It's time for another musical edition to be added to the 'Musical Countdown" to the Bicknell International Film Festival (BIFF). Going way back to 1969 and a song written by John Fogerty and performed by Creedence Clearwater Revival. CCR consisted of lead vocalist, lead guitarist, and primary songwriter John Fogerty, his brother and rhythm guitarist Tom Fogerty, bassist Stu Cook, and drummer Doug Clifford. The music makes this song sound like a happy tune but if you listen to the lyrics - - one hears bleakness and coming events of apocalypse! “Bad Moon Rising” rose to #2 on the charts, but soon after reports began to surface that the CCR was experiencing serious artistic differences and might breakup. The group officially stayed together, but tension, dissension, and discord prevailed. In 1972, the run ended for the CCR musicians. People often mishear the phrase "There's a bathroom on the right" (mondegreen) instead of "There's a bad moon on the rise." Fogerty himself has been known to occasionally substitute the "bathroom" version of the lyric as a joke during his live shows, including on his 1998 live album Premonition (Listen for it in this version).

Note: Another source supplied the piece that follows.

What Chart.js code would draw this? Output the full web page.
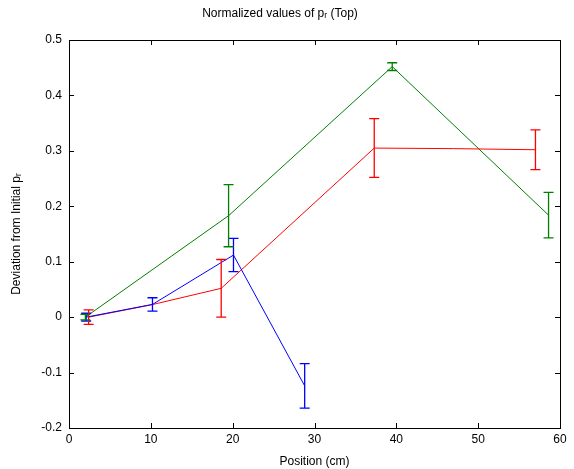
<!DOCTYPE html>
<html>
<head>
<meta charset="utf-8">
<script src="https://cdn.jsdelivr.net/npm/chart.js@4.4.0/dist/chart.umd.min.js"></script>
<style>
  html, body { margin: 0; padding: 0; background: #fff; }
  #wrap { width: 574px; height: 469px; }
</style>
</head>
<body>
<div id="wrap"><canvas id="plot"></canvas></div>
<script>
// positions (cm), values and error half-widths
var blueX = [2.1, 10.2, 20.1, 28.8];
var blueY = [0, 0.023, 0.112, -0.124];
var blueErr = [0.007, 0.012, 0.03, 0.04];

var redX = [2.4, 10, 18.6, 37.3, 47, 57];
var redY = [0, 0.022, 0.052, 0.305, 0.304, 0.302];
var redErr = [0.013, null, 0.052, 0.053, null, 0.036];

var greenX = [2, 19.5, 39.5, 58.6];
var greenY = [0, 0.183, 0.452, 0.184];
var greenErr = [0.005, 0.056, 0.007, 0.041];

var xTicks = [0, 10, 20, 30, 40, 50, 60];
var yTicks = [-0.2, -0.1, 0, 0.1, 0.2, 0.3, 0.4, 0.5];

var FONT = "'Liberation Sans', Arial, sans-serif";

function pts(xs, ys) {
    var out = [];
    for (var i = 0; i < xs.length; i++) out.push({x: xs[i], y: ys[i]});
    return out;
}

function series(label, xs, ys, errs, color) {
    return {
        label: label,
        data: pts(xs, ys),
        errors: errs,
        showLine: true,
        borderColor: color,
        backgroundColor: color,
        borderWidth: 1,
        pointRadius: 0,
        pointHoverRadius: 0,
        lineTension: 0
    };
}

// error bars + MATLAB style box with inward ticks
var matlabBits = {
    id: 'matlabBits',
    afterDatasetsDraw: function (chart) {
        var ctx = chart.ctx, xs = chart.scales.x, ys = chart.scales.y;
        ctx.save();
        chart.data.datasets.forEach(function (ds) {
            ctx.strokeStyle = ds.borderColor;
            ctx.lineWidth = 1.3;
            ds.data.forEach(function (p, i) {
                var e = ds.errors[i];
                if (e == null) return;
                var px = xs.getPixelForValue(p.x);
                var top = ys.getPixelForValue(p.y + e);
                var bot = ys.getPixelForValue(p.y - e);
                ctx.beginPath();
                ctx.moveTo(px, top); ctx.lineTo(px, bot);
                ctx.moveTo(px - 5, top); ctx.lineTo(px + 5, top);
                ctx.moveTo(px - 5, bot); ctx.lineTo(px + 5, bot);
                ctx.stroke();
            });
        });
        var a = chart.chartArea;
        ctx.strokeStyle = '#000';
        ctx.lineWidth = 1;
        ctx.strokeRect(Math.round(a.left) + 0.5, Math.round(a.top) + 0.5,
            Math.round(a.right - a.left), Math.round(a.bottom - a.top));
        ctx.beginPath();
        xTicks.forEach(function (t) {
            var px = Math.round(xs.getPixelForValue(t)) + 0.5;
            ctx.moveTo(px, a.bottom); ctx.lineTo(px, a.bottom - 5);
            ctx.moveTo(px, a.top); ctx.lineTo(px, a.top + 5);
        });
        yTicks.forEach(function (t) {
            var py = Math.round(ys.getPixelForValue(t)) + 0.5;
            ctx.moveTo(a.left, py); ctx.lineTo(a.left + 5, py);
            ctx.moveTo(a.right, py); ctx.lineTo(a.right - 5, py);
        });
        ctx.stroke();
        ctx.restore();
    }
};

new Chart(document.getElementById('plot').getContext('2d'), {
    type: 'scatter',
    data: {
        datasets: [
            series('blue', blueX, blueY, blueErr, 'rgb(0,0,255)'),
            series('red', redX, redY, redErr, 'rgb(255,0,0)'),
            series('green', greenX, greenY, greenErr, 'rgb(0,128,0)')
        ]
    },
    options: {
        responsive: true,
        maintainAspectRatio: false,
        animation: false,
        layout: { padding: { left: 0, right: 14, top: 0, bottom: 0 } },
        plugins: {
            legend: { display: false },
            tooltip: { enabled: false },
            title: {
                display: true,
                text: 'Normalized values of pᵣ (Top)',
                color: '#000',
                font: { family: FONT, size: 12, weight: 'normal' },
                padding: { top: 6, bottom: 19.6 }
            }
        },
        scales: {
            x: {
                type: 'linear',
                min: 0, max: 60,
                afterBuildTicks: function (s) { s.ticks = xTicks.map(function (v) { return {value: v}; }); },
                afterFit: function (s) { s.height = 41; },
                grid: { display: false, drawTicks: false },
                border: { display: false },
                ticks: {
                    color: '#000', padding: 4,
                    font: { family: FONT, size: 12 },
                    maxRotation: 0
                },
                title: {
                    display: true, text: 'Position (cm)', color: '#000',
                    font: { family: FONT, size: 12 }, padding: { top: 2, bottom: 0 }
                }
            },
            y: {
                type: 'linear',
                min: -0.2, max: 0.5,
                afterBuildTicks: function (s) { s.ticks = yTicks.map(function (v) { return {value: v}; }); },
                afterFit: function (s) { s.width = 69; },
                grid: { display: false, drawTicks: false },
                border: { display: false },
                ticks: {
                    color: '#000', padding: 7,
                    font: { family: FONT, size: 12 },
                    callback: function (v) { return String(Number(v.toFixed(1))); }
                },
                title: {
                    display: true, text: 'Deviation from Initial pᵣ', color: '#000',
                    font: { family: FONT, size: 12 }, padding: { top: 9, bottom: 4 }
                }
            }
        }
    },
    plugins: [matlabBits]
});
</script>
</body>
</html>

The musical countdown to BIFF continues: This week's song is by AWOLNation, an Indie electronic, pop, rock band formed by Aaron Bruno in 2010. The band's first single, "Sail" debuted at #30 on the U.S. Billboard chart and was included on their debut 5-song album. Knights of Shame was cut on their first full-length album, Megalithic Symphony in 2011 - - it may be the longest cut selected for the Countdown, coming in at over twelve minutes.
Knights of Shame (Link to higher quality but edited version with interview segment)
Who is counting down the weeks until the Bicknell International Film Festival? Are you with us or are you doomed (Doomed to miss out that is . . . on one of the most fun, unique and sometimes quirky event in all of Southern Utah)? Festival co-founders Trent Harris and Lory Smith called this "the largest international film festival in southern Utah" and "the smallest international film festival in the world."
Checklist:
Have you got your costume planned or put together?
Two great bands are lined up for the Friday & Saturday night parties, food, fun, festivities, and more. There will also be a few surprises this year; you don't want to miss out! Now this week's music selection: World Destruction by Time Zone. Time Zone was an electro band headed by Afrika Bambaataa, an American DJ from the South Bronx, NY - - an originator in hip-hop music and culture, instrumental in moving the street gang, the Black Spades, into the music and culture-oriented Universal Zulu Nation. Bambaataa worked with different musicians for each Time Zone project. This song, a collaboration with punk-rocker John Lydon, is Time Zone's most well-known single. It was later used on The Supranos - in the first episode of the fourth season. The song played at the beginning of the episode as Tony gets his newspaper and again during the closing credits.
World Destruction (1984) by Time Zone
Speak about destruction. (x3)
This is a world destruction, your life ain`t nothing.
The human race is becoming a disgrace.
Countries are fighting with chemical warfare.
Not giving a damn about the people who live there.
Nostradamus predicts the coming of the Antichrist.
Hey, look out, the third world nations are on the rise.
The Democratic-Communist Relationship,
won`t stand in the way of the Islamic force.
The CIA is looking for defectors.
The KGB is smarter than you think.
Brainwash mentalities to control the system.
Using TV and movies - religions of course.
Yes, the world is headed for destruction.
Is it a nuclear war?
What are you asking for?
This is a world destruction. Your life ain`t nothing.
The human race is becoming a disgrace.
The rich get richer.
The poor are getting poorer.
Fascist, chauvinistic government fools.
People, Moslems, Christians and Hindus.
Are in a time zone still searching for the truth.
Who are you to think you`re a superior race?
Facing forth your everlasting doom.
We are Time Zone. We`ve come to drop a bomb on you.
World destruction, kaboom, kaboom, kaboom!
This is the world destruction, your life ain`t nothing.
This was a busy week. Tickets for BIFF are now available for purchase online, and the first selected movie for the festival has been announced. Learn about that and more at Are You Ready for Doomsday 2012? And here is this week's installment for the musical countdown to BIFF!
Written mainly by Keith Richards but also credited to Mick Jagger, Gimme Shelter is a churning, mid-tempo rock song about apocalypse. During a climate of social and political unrest - the late sixties amidst the violent Vietnam War, Gimme Shelter first appeared on the Stones' 1969 album, Let It Bleed. Richards strummed the opening on an electric-acoustic guitar modeled after a favorite of Chuck Berry's. In an interview for Rolling Stone magazine, Jagger confirmed "That's a kind of end-of-the-world song, really. It's apocalypse: the whole records like that."